The API Filstar XPL is slightly louder than my old canister filter, however it is still quieter than hang on back (HOB) filters and far quieter than air driven sponge filters. The 125 gallon aquarium that I use this filter with is located in my bedroom so noise is an important factor for me. While I can definitely hear it, it isn’t loud enough to become a problem and both myself and my wife are able to sleep right through it as just white noise.
Priming this filter is actually really easy compared to the cheap knock off this replaced. The cheaper filter had a priming button on it, which served as a manual water pump that you would keep pressing until water began to flow into the filter. It never really worked well though, resulting in a lot of pumping before the thing would fill with water. With the API Filstar XPL however there is a cap on the intake tubing that you can unscrew allowing you to pour water directly into the intake tubing. Once you fill the tubing, you put the cap back on, then lock down the quick release on the canister (and thus opening the water values). The water falling into the canister from the intake tube creates a suction from the aquarium that fills up the canister. Once filled, you plug it in and it will start pumping.

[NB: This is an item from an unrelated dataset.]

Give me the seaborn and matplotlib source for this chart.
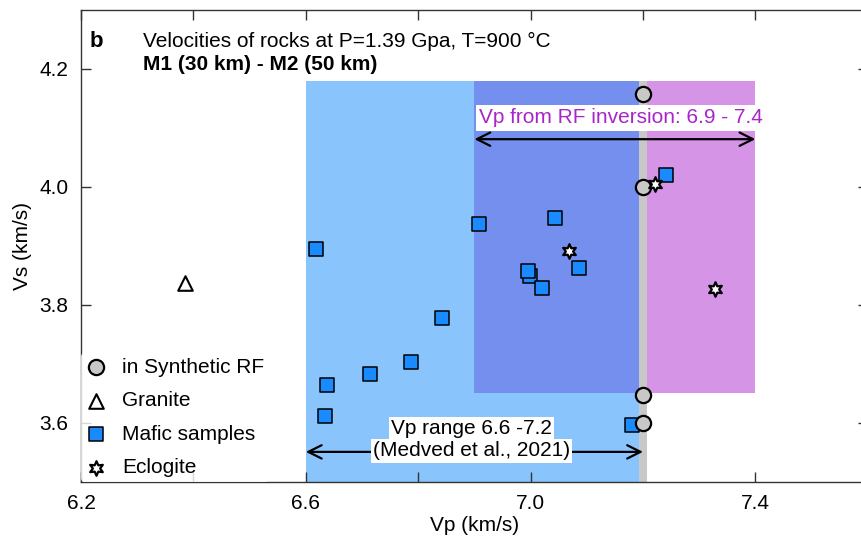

The API Filstar XPL is really actually a great filter for its price. Fluval does not offer anything for a 125 gallon aquarium that is appropriate (their highest standard filter is only 90g, and the FX5 is for 400 gallons!) and Eheim is more the double the cost and has been getting some pretty bad reviews in their newest models. Most of the alternatives are knock off brands which I tried before getting this filter, and ultimately I ended up wasting my money going with one of them.
The only thing keeping this from being the absolute best filter in my book is the difficulty in getting the plumping connected up, and the lack of a spray bar for the output. As of yet you can not buy a spray bar, but you can still find older Rena XP3 accessory trays out there for sale that do include a spray bar.